---------- Records supplied

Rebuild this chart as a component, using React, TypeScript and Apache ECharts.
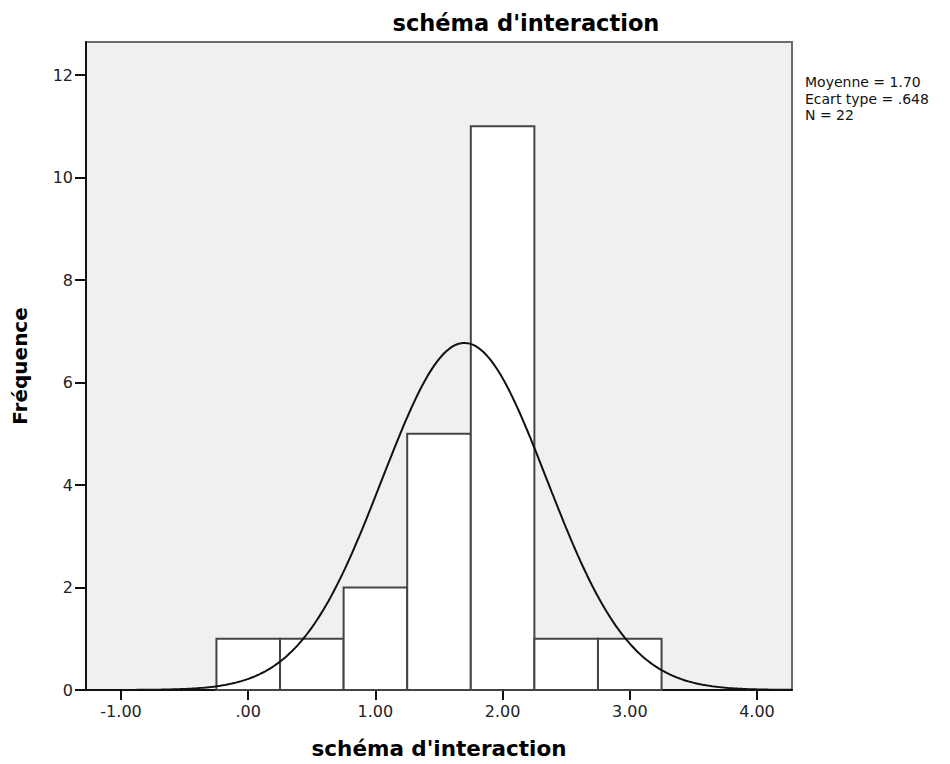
import React, { useEffect, useRef } from "react";
import * as echarts from "echarts";

const binStarts = [-0.25, 0.25, 0.75, 1.25, 1.75, 2.25, 2.75];
const binWidth = 0.5;
const frequencies = [1, 1, 2, 5, 11, 1, 1];
const xTicks = [-1, 0, 1, 2, 3, 4];
const yTicks = [0, 2, 4, 6, 8, 10, 12];
const MEAN = 1.7;
const SD = 0.648;
const N = 22;
const statsLines = ["Moyenne = 1.70", "Ecart type = .648", "N = 22"];
const titleText = "schéma d'interaction";
const xTitle = "schéma d'interaction";
const yTitle = "Fréquence";

const X_MIN = -1.2756;
const X_MAX = 4.2756;
const Y_MAX = 12.644;

function fmtX(v: number): string {
  if (v === 0) return ".00";
  return v.toFixed(2);
}

// Fitted normal curve defined by the displayed mean, sd and N
function normalCurve(): number[][] {
  const pts: number[][] = [];
  const steps = 300;
  for (let i = 0; i <= steps; i++) {
    const x = X_MIN + ((X_MAX - X_MIN) * i) / steps;
    const z = (x - MEAN) / SD;
    const y = (N * binWidth) / (SD * Math.sqrt(2 * Math.PI)) * Math.exp(-0.5 * z * z);
    pts.push([x, y]);
  }
  return pts;
}

export default function App() {
  const ref = useRef<HTMLDivElement>(null);
  useEffect(() => {
    if (!ref.current) return;
    const chart = echarts.init(ref.current, null, { renderer: "svg" });
    const barData = binStarts.map((s, i) => [s, s + binWidth, frequencies[i]]);
    chart.setOption({
      animation: false,
      backgroundColor: "#ffffff",
      textStyle: { fontFamily: "DejaVu Sans" },
      title: {
        text: titleText,
        left: 521,
        top: 6,
        textAlign: "center",
        textStyle: { fontFamily: "DejaVu Sans", fontWeight: "bold", fontSize: 22.5, color: "#000" },
      },
      grid: {
        left: 86,
        top: 42,
        width: 706,
        height: 648,
        containLabel: false,
        outerBoundsMode: "none",
        show: true,
        backgroundColor: "#f0f0f0",
        borderColor: "#6b6b6b",
        borderWidth: 2,
      },
      xAxis: {
        type: "value",
        min: X_MIN,
        max: X_MAX,
        splitLine: { show: false },
        axisLine: { show: true, onZero: false, lineStyle: { color: "#111", width: 2 } },
        axisTick: { show: true, length: 10, customValues: xTicks, lineStyle: { color: "#111", width: 2 } },
        axisLabel: {
          customValues: xTicks,
          formatter: (v: number) => fmtX(v),
          fontSize: 16,
          color: "#222",
          margin: 13,
          fontFamily: "DejaVu Sans",
        },
        name: xTitle,
        nameLocation: "middle",
        nameGap: 47,
        nameTextStyle: { fontFamily: "DejaVu Sans", fontWeight: "bold", fontSize: 21.5, color: "#000" },
      },
      yAxis: {
        type: "value",
        min: 0,
        max: Y_MAX,
        splitLine: { show: false },
        axisLine: { show: true, onZero: false, lineStyle: { color: "#111", width: 2 } },
        axisTick: { show: true, length: 11, customValues: yTicks, lineStyle: { color: "#111", width: 2 } },
        axisLabel: {
          customValues: yTicks,
          formatter: (v: number) => String(v),
          fontSize: 16,
          color: "#222",
          margin: 13,
          fontFamily: "DejaVu Sans",
        },
        name: yTitle,
        nameLocation: "middle",
        nameGap: 56,
        nameTextStyle: { fontFamily: "DejaVu Sans", fontWeight: "bold", fontSize: 20, color: "#000" },
      },
      graphic: [
        {
          type: "text",
          left: 805,
          top: 74,
          style: {
            text: statsLines.join("\n"),
            fontFamily: "DejaVu Sans",
            fontSize: 14,
            lineHeight: 16.5,
            fill: "#111",
          },
        },
      ],
      series: [
        {
          type: "custom",
          data: barData,
          z: 2,
          renderItem: (params: any, api: any) => {
            const p0 = api.coord([api.value(0), api.value(2)]);
            const p1 = api.coord([api.value(1), 0]);
            return {
              type: "rect",
              shape: { x: p0[0], y: p0[1], width: p1[0] - p0[0], height: p1[1] - p0[1] },
              style: { fill: "#ffffff", stroke: "#444", lineWidth: 2 },
            };
          },
        },
        {
          type: "line",
          data: normalCurve(),
          z: 3,
          showSymbol: false,
          symbol: "none",
          smooth: false,
          lineStyle: { color: "#111", width: 2 },
        },
      ],
    });
    return () => chart.dispose();
  }, []);
  return <div ref={ref} style={{ width: 950, height: 764, position: "absolute", left: 0, top: 0 }} />;
}
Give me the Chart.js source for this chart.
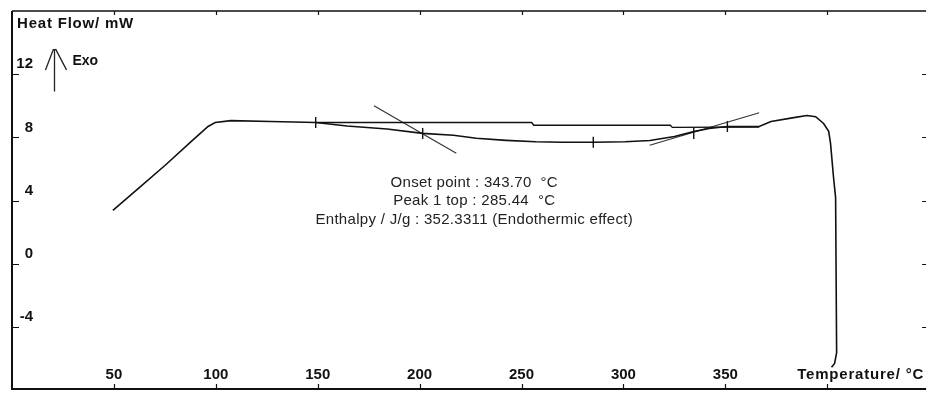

--------------------

Repeat the material exactly as it reads, without any of its pictures.

Written solution:
Rebuild this chart as a component, using React, TypeScript and Apache ECharts.
import React, { useEffect, useRef } from "react";
import * as echarts from "echarts";

const binStarts = [-0.25, 0.25, 0.75, 1.25, 1.75, 2.25, 2.75];
const binWidth = 0.5;
const frequencies = [1, 1, 2, 5, 11, 1, 1];
const xTicks = [-1, 0, 1, 2, 3, 4];
const yTicks = [0, 2, 4, 6, 8, 10, 12];
const MEAN = 1.7;
const SD = 0.648;
const N = 22;
const statsLines = ["Moyenne = 1.70", "Ecart type = .648", "N = 22"];
const titleText = "schéma d'interaction";
const xTitle = "schéma d'interaction";
const yTitle = "Fréquence";

const X_MIN = -1.2756;
const X_MAX = 4.2756;
const Y_MAX = 12.644;

function fmtX(v: number): string {
  if (v === 0) return ".00";
  return v.toFixed(2);
}

// Fitted normal curve defined by the displayed mean, sd and N
function normalCurve(): number[][] {
  const pts: number[][] = [];
  const steps = 300;
  for (let i = 0; i <= steps; i++) {
    const x = X_MIN + ((X_MAX - X_MIN) * i) / steps;
    const z = (x - MEAN) / SD;
    const y = (N * binWidth) / (SD * Math.sqrt(2 * Math.PI)) * Math.exp(-0.5 * z * z);
    pts.push([x, y]);
  }
  return pts;
}

export default function App() {
  const ref = useRef<HTMLDivElement>(null);
  useEffect(() => {
    if (!ref.current) return;
    const chart = echarts.init(ref.current, null, { renderer: "svg" });
    const barData = binStarts.map((s, i) => [s, s + binWidth, frequencies[i]]);
    chart.setOption({
      animation: false,
      backgroundColor: "#ffffff",
      textStyle: { fontFamily: "DejaVu Sans" },
      title: {
        text: titleText,
        left: 521,
        top: 6,
        textAlign: "center",
        textStyle: { fontFamily: "DejaVu Sans", fontWeight: "bold", fontSize: 22.5, color: "#000" },
      },
      grid: {
        left: 86,
        top: 42,
        width: 706,
        height: 648,
        containLabel: false,
        outerBoundsMode: "none",
        show: true,
        backgroundColor: "#f0f0f0",
        borderColor: "#6b6b6b",
        borderWidth: 2,
      },
      xAxis: {
        type: "value",
        min: X_MIN,
        max: X_MAX,
        splitLine: { show: false },
        axisLine: { show: true, onZero: false, lineStyle: { color: "#111", width: 2 } },
        axisTick: { show: true, length: 10, customValues: xTicks, lineStyle: { color: "#111", width: 2 } },
        axisLabel: {
          customValues: xTicks,
          formatter: (v: number) => fmtX(v),
          fontSize: 16,
          color: "#222",
          margin: 13,
          fontFamily: "DejaVu Sans",
        },
        name: xTitle,
        nameLocation: "middle",
        nameGap: 47,
        nameTextStyle: { fontFamily: "DejaVu Sans", fontWeight: "bold", fontSize: 21.5, color: "#000" },
      },
      yAxis: {
        type: "value",
        min: 0,
        max: Y_MAX,
        splitLine: { show: false },
        axisLine: { show: true, onZero: false, lineStyle: { color: "#111", width: 2 } },
        axisTick: { show: true, length: 11, customValues: yTicks, lineStyle: { color: "#111", width: 2 } },
        axisLabel: {
          customValues: yTicks,
          formatter: (v: number) => String(v),
          fontSize: 16,
          color: "#222",
          margin: 13,
          fontFamily: "DejaVu Sans",
        },
        name: yTitle,
        nameLocation: "middle",
        nameGap: 56,
        nameTextStyle: { fontFamily: "DejaVu Sans", fontWeight: "bold", fontSize: 20, color: "#000" },
      },
      graphic: [
        {
          type: "text",
          left: 805,
          top: 74,
          style: {
            text: statsLines.join("\n"),
            fontFamily: "DejaVu Sans",
            fontSize: 14,
            lineHeight: 16.5,
            fill: "#111",
          },
        },
      ],
      series: [
        {
          type: "custom",
          data: barData,
          z: 2,
          renderItem: (params: any, api: any) => {
            const p0 = api.coord([api.value(0), api.value(2)]);
            const p1 = api.coord([api.value(1), 0]);
            return {
              type: "rect",
              shape: { x: p0[0], y: p0[1], width: p1[0] - p0[0], height: p1[1] - p0[1] },
              style: { fill: "#ffffff", stroke: "#444", lineWidth: 2 },
            };
          },
        },
        {
          type: "line",
          data: normalCurve(),
          z: 3,
          showSymbol: false,
          symbol: "none",
          smooth: false,
          lineStyle: { color: "#111", width: 2 },
        },
      ],
    });
    return () => chart.dispose();
  }, []);
  return <div ref={ref} style={{ width: 950, height: 764, position: "absolute", left: 0, top: 0 }} />;
}
Give me the Chart.js source for this chart.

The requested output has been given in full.